> _Requirements_
Your task is to give the listing below back word for word, pictures excluded.

++++ Available data

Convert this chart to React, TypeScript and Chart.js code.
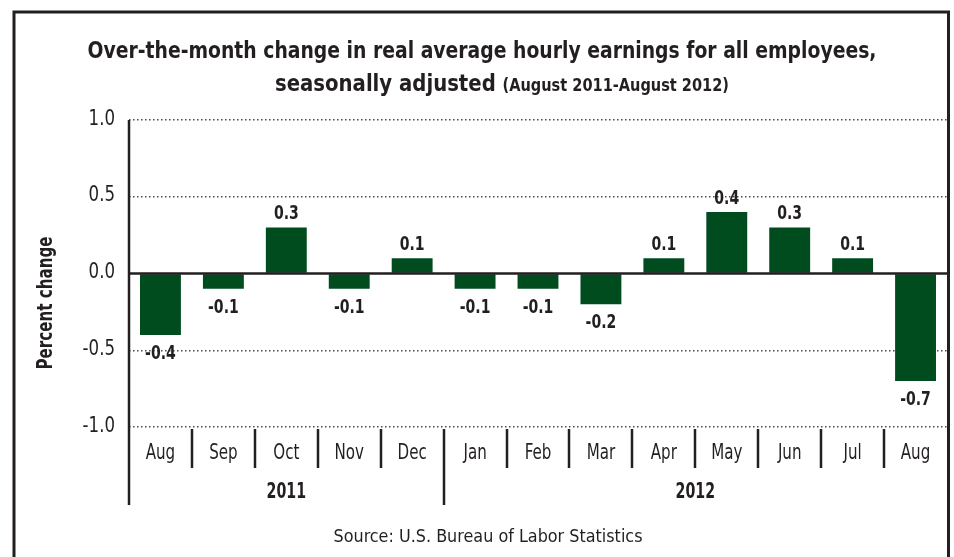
import React, { useEffect, useRef } from "react";
import { Chart, registerables } from "chart.js";

Chart.register(...registerables);

const months = ["Aug", "Sep", "Oct", "Nov", "Dec", "Jan", "Feb", "Mar", "Apr", "May", "Jun", "Jul", "Aug"];
const values = [-0.4, -0.1, 0.3, -0.1, 0.1, -0.1, -0.1, -0.2, 0.1, 0.4, 0.3, 0.1, -0.7];
const years = ["2011", "2012"];
const yearStarts = [0, 5];
const yTicks = [-1.0, -0.5, 0.0, 0.5, 1.0];
const titleLine1 = "Over-the-month change in real average hourly earnings for all employees,";
const titleLine2a = "seasonally adjusted ";
const titleLine2b = "(August 2011-August 2012)";
const yTitle = "Percent change";
const sourceText = "Source: U.S. Bureau of Labor Statistics";

const NARROW = '"Liberation Sans Narrow", "DejaVu Sans Condensed", "Arial Narrow", sans-serif';
const INK = "#231f20";
const BAR = "#014c1f";
const W = 954;
const H = 557;

// draw text horizontally compressed by sx
function drawText(ctx: any, text: string, x: number, y: number, font: string, sx: number, align: string, baseline: string) {
  ctx.save();
  ctx.font = font;
  ctx.textAlign = align;
  ctx.textBaseline = baseline;
  ctx.translate(x, y);
  ctx.scale(sx, 1);
  ctx.fillText(text, 0, 0);
  ctx.restore();
}

function fitScale(ctx: any, text: string, font: string, width: number) {
  ctx.save();
  ctx.font = font;
  const w = ctx.measureText(text).width;
  ctx.restore();
  return width / w;
}

const decor = {
  id: "decor",
  beforeDraw(chart: any) {
    const { ctx } = chart;
    ctx.save();
    ctx.fillStyle = "#ffffff";
    ctx.fillRect(0, 0, chart.width, chart.height);
    ctx.restore();
  },
  afterDatasetsDraw(chart: any) {
    const { ctx, chartArea, scales } = chart;
    const x = scales.x;
    const y = scales.y;
    ctx.save();
    ctx.fillStyle = INK;

    // zero line
    const y0 = y.getPixelForValue(0);
    ctx.strokeStyle = INK;
    ctx.lineWidth = 2.5;
    ctx.beginPath();
    ctx.moveTo(chartArea.left, y0);
    ctx.lineTo(chart.width - 4, y0);
    ctx.stroke();

    // y tick labels
    y.ticks.forEach((t: any) => {
      drawText(ctx, Number(t.value).toFixed(1), chartArea.left - 14, y.getPixelForValue(t.value) - 1, `22px ${NARROW}`, 0.84, "right", "middle");
    });

    // x tick labels
    (chart.data.labels as string[]).forEach((m, i) => {
      drawText(ctx, m, x.getPixelForValue(i), chartArea.bottom + 27, `21px ${NARROW}`, 0.8, "center", "middle");
    });

    // value labels
    const meta = chart.getDatasetMeta(0);
    meta.data.forEach((bar: any, i: number) => {
      const v = values[i];
      const label = v.toFixed(1);
      if (v >= 0) {
        drawText(ctx, label, bar.x, bar.y - 8, `bold 20px ${NARROW}`, 0.78, "center", "alphabetic");
      } else {
        drawText(ctx, label, bar.x, bar.y + 19, `bold 20px ${NARROW}`, 0.78, "center", "middle");
      }
    });

    // y axis line
    ctx.strokeStyle = INK;
    ctx.lineWidth = 2.5;
    ctx.beginPath();
    ctx.moveTo(chartArea.left, chartArea.top);
    ctx.lineTo(chartArea.left, chartArea.bottom);
    ctx.stroke();

    // category separators
    const half = (x.getPixelForValue(1) - x.getPixelForValue(0)) / 2;
    ctx.lineWidth = 2.5;
    for (let i = 0; i < months.length; i++) {
      const xs = Math.round(x.getPixelForValue(i) - half);
      const long = yearStarts.includes(i);
      ctx.beginPath();
      ctx.moveTo(xs, chartArea.bottom + (i === 0 ? 0 : 2));
      ctx.lineTo(xs, chartArea.bottom + (long ? 78 : 41));
      ctx.stroke();
    }

    // year labels
    years.forEach((yr, k) => {
      const start = x.getPixelForValue(yearStarts[k]) - half;
      const endIdx = k + 1 < yearStarts.length ? yearStarts[k + 1] : months.length;
      const end = x.getPixelForValue(endIdx - 1) + half;
      drawText(ctx, yr, (start + end) / 2, chartArea.bottom + 66, `bold 21px ${NARROW}`, 0.75, "center", "middle");
    });

    // y title
    ctx.save();
    ctx.translate(47, 303);
    ctx.rotate(-Math.PI / 2);
    const yf = `bold 21px ${NARROW}`;
    drawText(ctx, yTitle, 0, 0, yf, fitScale(ctx, yTitle, yf, 133), "center", "middle");
    ctx.restore();

    // title
    const f1 = `bold 23px ${NARROW}`;
    drawText(ctx, titleLine1, 482, 58, f1, fitScale(ctx, titleLine1, f1, 789), "center", "alphabetic");
    const f2a = `bold 23px ${NARROW}`;
    const f2b = `bold 17px ${NARROW}`;
    ctx.font = f2a;
    const wa = ctx.measureText(titleLine2a).width;
    ctx.font = f2b;
    const wb = ctx.measureText(titleLine2b).width;
    const s2 = 454 / (wa + wb);
    const startX = 275;
    drawText(ctx, titleLine2a, startX, 91, f2a, s2, "left", "alphabetic");
    drawText(ctx, titleLine2b, startX + wa * s2, 91, f2b, s2, "left", "alphabetic");

    // source
    const fs = `18px ${NARROW}`;
    drawText(ctx, sourceText, 488, 537, fs, fitScale(ctx, sourceText, fs, 309), "center", "middle");

    // frame
    ctx.strokeStyle = INK;
    ctx.lineWidth = 3;
    ctx.beginPath();
    ctx.moveTo(14, H + 2);
    ctx.lineTo(14, 12);
    ctx.lineTo(948.5, 12);
    ctx.lineTo(948.5, H + 2);
    ctx.stroke();
    ctx.restore();
  },
};

export default function App() {
  const ref = useRef<HTMLCanvasElement | null>(null);
  useEffect(() => {
    if (!ref.current) return;
    const chart = new Chart(ref.current, {
      type: "bar",
      data: {
        labels: months,
        datasets: [
          {
            data: values,
            backgroundColor: BAR,
            borderWidth: 0,
            barPercentage: 0.65,
            categoryPercentage: 1,
          },
        ],
      },
      options: {
        animation: false,
        responsive: false,
        events: [],
        layout: { padding: { top: 120, right: 7, bottom: 0, left: 14 } },
        plugins: { legend: { display: false }, tooltip: { enabled: false }, title: { display: false } },
        scales: {
          x: {
            grid: { display: false, drawTicks: false },
            border: { display: false },
            ticks: { display: false, autoSkip: false },
            afterFit: (s: any) => {
              s.height = H - 427;
            },
          },
          y: {
            min: -1,
            max: 1,
            afterBuildTicks: (s: any) => {
              s.ticks = yTicks.map((v) => ({ value: v }));
            },
            grid: {
              color: (c: any) => (c.tick && c.tick.value === 0 ? "rgba(0,0,0,0)" : "#4a4a4a"),
              lineWidth: 1.5,
              drawTicks: false,
            },
            border: { display: false, dash: [1.5, 2.5] },
            ticks: { display: false },
            afterFit: (s: any) => {
              s.width = 129 - 14;
            },
          },
        },
      },
      plugins: [decor],
    });
    return () => chart.destroy();
  }, []);
  return (
    <div style={{ position: "absolute", left: 0, top: 0, width: W, height: H }}>
      <canvas ref={ref} width={W} height={H} style={{ display: "block" }} />
    </div>
  );
}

++++++++

> _Response to this task_
Convert this chart to React, TypeScript and Chart.js code.
import React, { useEffect, useRef } from "react";
import { Chart, registerables } from "chart.js";

Chart.register(...registerables);

const months = ["Aug", "Sep", "Oct", "Nov", "Dec", "Jan", "Feb", "Mar", "Apr", "May", "Jun", "Jul", "Aug"];
const values = [-0.4, -0.1, 0.3, -0.1, 0.1, -0.1, -0.1, -0.2, 0.1, 0.4, 0.3, 0.1, -0.7];
const years = ["2011", "2012"];
const yearStarts = [0, 5];
const yTicks = [-1.0, -0.5, 0.0, 0.5, 1.0];
const titleLine1 = "Over-the-month change in real average hourly earnings for all employees,";
const titleLine2a = "seasonally adjusted ";
const titleLine2b = "(August 2011-August 2012)";
const yTitle = "Percent change";
const sourceText = "Source: U.S. Bureau of Labor Statistics";

const NARROW = '"Liberation Sans Narrow", "DejaVu Sans Condensed", "Arial Narrow", sans-serif';
const INK = "#231f20";
const BAR = "#014c1f";
const W = 954;
const H = 557;

// draw text horizontally compressed by sx
function drawText(ctx: any, text: string, x: number, y: number, font: string, sx: number, align: string, baseline: string) {
  ctx.save();
  ctx.font = font;
  ctx.textAlign = align;
  ctx.textBaseline = baseline;
  ctx.translate(x, y);
  ctx.scale(sx, 1);
  ctx.fillText(text, 0, 0);
  ctx.restore();
}

function fitScale(ctx: any, text: string, font: string, width: number) {
  ctx.save();
  ctx.font = font;
  const w = ctx.measureText(text).width;
  ctx.restore();
  return width / w;
}

const decor = {
  id: "decor",
  beforeDraw(chart: any) {
    const { ctx } = chart;
    ctx.save();
    ctx.fillStyle = "#ffffff";
    ctx.fillRect(0, 0, chart.width, chart.height);
    ctx.restore();
  },
  afterDatasetsDraw(chart: any) {
    const { ctx, chartArea, scales } = chart;
    const x = scales.x;
    const y = scales.y;
    ctx.save();
    ctx.fillStyle = INK;

    // zero line
    const y0 = y.getPixelForValue(0);
    ctx.strokeStyle = INK;
    ctx.lineWidth = 2.5;
    ctx.beginPath();
    ctx.moveTo(chartArea.left, y0);
    ctx.lineTo(chart.width - 4, y0);
    ctx.stroke();

    // y tick labels
    y.ticks.forEach((t: any) => {
      drawText(ctx, Number(t.value).toFixed(1), chartArea.left - 14, y.getPixelForValue(t.value) - 1, `22px ${NARROW}`, 0.84, "right", "middle");
    });

    // x tick labels
    (chart.data.labels as string[]).forEach((m, i) => {
      drawText(ctx, m, x.getPixelForValue(i), chartArea.bottom + 27, `21px ${NARROW}`, 0.8, "center", "middle");
    });

    // value labels
    const meta = chart.getDatasetMeta(0);
    meta.data.forEach((bar: any, i: number) => {
      const v = values[i];
      const label = v.toFixed(1);
      if (v >= 0) {
        drawText(ctx, label, bar.x, bar.y - 8, `bold 20px ${NARROW}`, 0.78, "center", "alphabetic");
      } else {
        drawText(ctx, label, bar.x, bar.y + 19, `bold 20px ${NARROW}`, 0.78, "center", "middle");
      }
    });

    // y axis line
    ctx.strokeStyle = INK;
    ctx.lineWidth = 2.5;
    ctx.beginPath();
    ctx.moveTo(chartArea.left, chartArea.top);
    ctx.lineTo(chartArea.left, chartArea.bottom);
    ctx.stroke();

    // category separators
    const half = (x.getPixelForValue(1) - x.getPixelForValue(0)) / 2;
    ctx.lineWidth = 2.5;
    for (let i = 0; i < months.length; i++) {
      const xs = Math.round(x.getPixelForValue(i) - half);
      const long = yearStarts.includes(i);
      ctx.beginPath();
      ctx.moveTo(xs, chartArea.bottom + (i === 0 ? 0 : 2));
      ctx.lineTo(xs, chartArea.bottom + (long ? 78 : 41));
      ctx.stroke();
    }

    // year labels
    years.forEach((yr, k) => {
      const start = x.getPixelForValue(yearStarts[k]) - half;
      const endIdx = k + 1 < yearStarts.length ? yearStarts[k + 1] : months.length;
      const end = x.getPixelForValue(endIdx - 1) + half;
      drawText(ctx, yr, (start + end) / 2, chartArea.bottom + 66, `bold 21px ${NARROW}`, 0.75, "center", "middle");
    });

    // y title
    ctx.save();
    ctx.translate(47, 303);
    ctx.rotate(-Math.PI / 2);
    const yf = `bold 21px ${NARROW}`;
    drawText(ctx, yTitle, 0, 0, yf, fitScale(ctx, yTitle, yf, 133), "center", "middle");
    ctx.restore();

    // title
    const f1 = `bold 23px ${NARROW}`;
    drawText(ctx, titleLine1, 482, 58, f1, fitScale(ctx, titleLine1, f1, 789), "center", "alphabetic");
    const f2a = `bold 23px ${NARROW}`;
    const f2b = `bold 17px ${NARROW}`;
    ctx.font = f2a;
    const wa = ctx.measureText(titleLine2a).width;
    ctx.font = f2b;
    const wb = ctx.measureText(titleLine2b).width;
    const s2 = 454 / (wa + wb);
    const startX = 275;
    drawText(ctx, titleLine2a, startX, 91, f2a, s2, "left", "alphabetic");
    drawText(ctx, titleLine2b, startX + wa * s2, 91, f2b, s2, "left", "alphabetic");

    // source
    const fs = `18px ${NARROW}`;
    drawText(ctx, sourceText, 488, 537, fs, fitScale(ctx, sourceText, fs, 309), "center", "middle");

    // frame
    ctx.strokeStyle = INK;
    ctx.lineWidth = 3;
    ctx.beginPath();
    ctx.moveTo(14, H + 2);
    ctx.lineTo(14, 12);
    ctx.lineTo(948.5, 12);
    ctx.lineTo(948.5, H + 2);
    ctx.stroke();
    ctx.restore();
  },
};

export default function App() {
  const ref = useRef<HTMLCanvasElement | null>(null);
  useEffect(() => {
    if (!ref.current) return;
    const chart = new Chart(ref.current, {
      type: "bar",
      data: {
        labels: months,
        datasets: [
          {
            data: values,
            backgroundColor: BAR,
            borderWidth: 0,
            barPercentage: 0.65,
            categoryPercentage: 1,
          },
        ],
      },
      options: {
        animation: false,
        responsive: false,
        events: [],
        layout: { padding: { top: 120, right: 7, bottom: 0, left: 14 } },
        plugins: { legend: { display: false }, tooltip: { enabled: false }, title: { display: false } },
        scales: {
          x: {
            grid: { display: false, drawTicks: false },
            border: { display: false },
            ticks: { display: false, autoSkip: false },
            afterFit: (s: any) => {
              s.height = H - 427;
            },
          },
          y: {
            min: -1,
            max: 1,
            afterBuildTicks: (s: any) => {
              s.ticks = yTicks.map((v) => ({ value: v }));
            },
            grid: {
              color: (c: any) => (c.tick && c.tick.value === 0 ? "rgba(0,0,0,0)" : "#4a4a4a"),
              lineWidth: 1.5,
              drawTicks: false,
            },
            border: { display: false, dash: [1.5, 2.5] },
            ticks: { display: false },
            afterFit: (s: any) => {
              s.width = 129 - 14;
            },
          },
        },
      },
      plugins: [decor],
    });
    return () => chart.destroy();
  }, []);
  return (
    <div style={{ position: "absolute", left: 0, top: 0, width: W, height: H }}>
      <canvas ref={ref} width={W} height={H} style={{ display: "block" }} />
    </div>
  );
}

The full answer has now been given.